Although the present invention has been described hereinabove by way of specific embodiments thereof, it can be modified, without departing from the nature and teachings of the subject invention as defined in the appended claims.

Claims

1. A rubber track for a tracked vehicle, comprising a rubber belt with an inner surface and a ground-engaging surface, said ground-engaging surface comprising a series of traction lugs spaced apart in a longitudinal direction of the track at a first pitch, said inner surface provided with a series of drive lugs spaced apart in the longitudinal direction of the track at a second pitch, wherein said rubber belt comprises at most one reinforcing rod, embedded in a rubber material thereof and extending transversally substantially over an entire width of the track, at every two traction lugs.

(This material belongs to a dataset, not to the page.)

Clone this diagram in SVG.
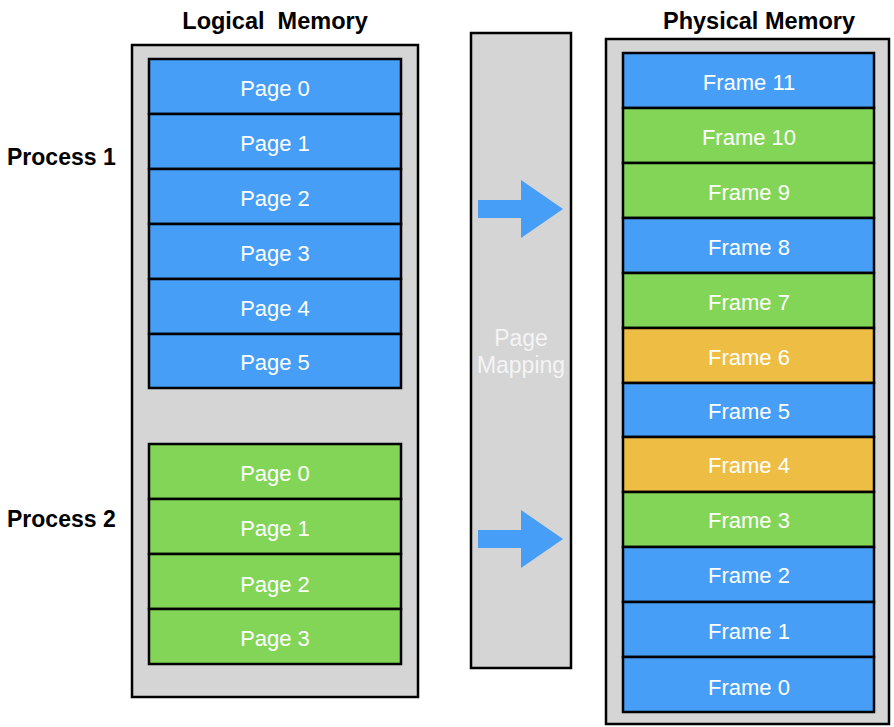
<svg xmlns="http://www.w3.org/2000/svg" width="894" height="727" viewBox="0 0 894 727">
<style>
.box{fill:#d5d5d5;stroke:#000;stroke-width:2.5}
.blk{stroke:#000;stroke-width:2.5}
.b{fill:#469ef6}
.g{fill:#83d557}
.o{fill:#eebd44}
.lbl{font-family:"Liberation Sans",Arial,sans-serif;font-size:22px;fill:#fff;text-anchor:middle;dominant-baseline:central}
.map{font-size:23px;fill:#f4f4f4}
.title{font-family:"Liberation Sans",Arial,sans-serif;font-size:23.5px;font-weight:bold;fill:#000;text-anchor:middle}
.proc{font-family:"Liberation Sans",Arial,sans-serif;font-size:23px;font-weight:bold;fill:#000}
.arrow{fill:#469ef6}
</style>
<rect width="894" height="727" fill="#fff"/>
<text class="title" x="275" y="29" xml:space="preserve">Logical  Memory</text>
<text class="title" x="759" y="29">Physical Memory</text>
<text class="proc" x="7" y="165">Process 1</text>
<text class="proc" x="7" y="527">Process 2</text>

<g id="logical-memory">
<rect class="box" x="132" y="45" width="286" height="652"/>
</g>
<g id="process1">
<g id="p1-page0"><rect class="blk b" x="149" y="59" width="252" height="55"/><text class="lbl" x="275" y="88">Page 0</text></g>
<g id="p1-page1"><rect class="blk b" x="149" y="114" width="252" height="55"/><text class="lbl" x="275" y="143">Page 1</text></g>
<g id="p1-page2"><rect class="blk b" x="149" y="169" width="252" height="55"/><text class="lbl" x="275" y="198">Page 2</text></g>
<g id="p1-page3"><rect class="blk b" x="149" y="224" width="252" height="55"/><text class="lbl" x="275" y="253">Page 3</text></g>
<g id="p1-page4"><rect class="blk b" x="149" y="279" width="252" height="55"/><text class="lbl" x="275" y="308">Page 4</text></g>
<g id="p1-page5"><rect class="blk b" x="149" y="334" width="252" height="54"/><text class="lbl" x="275" y="362">Page 5</text></g>
</g>
<g id="process2">
<g id="p2-page0"><rect class="blk g" x="149" y="444" width="252" height="55"/><text class="lbl" x="275" y="473">Page 0</text></g>
<g id="p2-page1"><rect class="blk g" x="149" y="499" width="252" height="55"/><text class="lbl" x="275" y="528">Page 1</text></g>
<g id="p2-page2"><rect class="blk g" x="149" y="554" width="252" height="55"/><text class="lbl" x="275" y="584">Page 2</text></g>
<g id="p2-page3"><rect class="blk g" x="149" y="609" width="252" height="55"/><text class="lbl" x="275" y="638">Page 3</text></g>
</g>

<g id="page-mapping">
<rect class="box" x="471" y="33" width="100" height="635"/>
<text class="lbl map" x="521" y="338">Page</text>
<text class="lbl map" x="521" y="365">Mapping</text>
</g>
<g id="connectors">
<polygon class="arrow" points="478,200 521,200 521,180 563,209 521,238 521,218 478,218"/>
<polygon class="arrow" points="478,530 521,530 521,510 563,539 521,568 521,548 478,548"/>
</g>

<g id="physical-memory">
<rect class="box" x="606" y="39" width="283" height="685"/>
<g id="frame11"><rect class="blk b" x="623" y="53" width="251" height="55"/><text class="lbl" x="749" y="82">Frame 11</text></g>
<g id="frame10"><rect class="blk g" x="623" y="108" width="251" height="55"/><text class="lbl" x="749" y="137">Frame 10</text></g>
<g id="frame9"><rect class="blk g" x="623" y="163" width="251" height="55"/><text class="lbl" x="749" y="192">Frame 9</text></g>
<g id="frame8"><rect class="blk b" x="623" y="218" width="251" height="55"/><text class="lbl" x="749" y="247">Frame 8</text></g>
<g id="frame7"><rect class="blk g" x="623" y="273" width="251" height="55"/><text class="lbl" x="749" y="302">Frame 7</text></g>
<g id="frame6"><rect class="blk o" x="623" y="328" width="251" height="55"/><text class="lbl" x="749" y="357">Frame 6</text></g>
<g id="frame5"><rect class="blk b" x="623" y="383" width="251" height="54"/><text class="lbl" x="749" y="411">Frame 5</text></g>
<g id="frame4"><rect class="blk o" x="623" y="437" width="251" height="55"/><text class="lbl" x="749" y="465">Frame 4</text></g>
<g id="frame3"><rect class="blk g" x="623" y="492" width="251" height="55"/><text class="lbl" x="749" y="520">Frame 3</text></g>
<g id="frame2"><rect class="blk b" x="623" y="547" width="251" height="55"/><text class="lbl" x="749" y="575">Frame 2</text></g>
<g id="frame1"><rect class="blk b" x="623" y="602" width="251" height="55"/><text class="lbl" x="749" y="631">Frame 1</text></g>
<g id="frame0"><rect class="blk b" x="623" y="657" width="251" height="55"/><text class="lbl" x="749" y="687">Frame 0</text></g>
</g>
</svg>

2. The rubber track of claim 1, wherein said rubber belt comprises one reinforcing rod, embedded in the rubber material thereof and extending transversally substantially over the entire width of the track, at every three traction lugs.

3. The rubber track of claim 1, wherein said rubber belt is devoid of reinforcing rod, said rubber material being selected to have a transverse rigidity larger than a longitudinal rigidity thereof.

4. The rubber track of claim 1, wherein said first and second pitch are equal.

5. The rubber track of claim 1, wherein said reinforcing rods are embedded in the rubber material of the belt at a pitch multiple of said first pitch.

6. The rubber track of claim 1, wherein the reinforcing rods are fiberglass reinforced.

7. A tracked vehicle, provided with a rubber track comprising a rubber belt with an inner surface and a ground-engaging surface, said ground-engaging surface comprising a series of traction lugs spaced apart in a longitudinal direction of the track at a first pitch, said inner surface provided with a series of drive lugs spaced apart in the longitudinal direction of the track at a second pitch, wherein said rubber belt comprises at most one reinforcing rod, embedded in a rubber material thereof and extending transversally substantially over an entire width of the track, at every two traction lugs.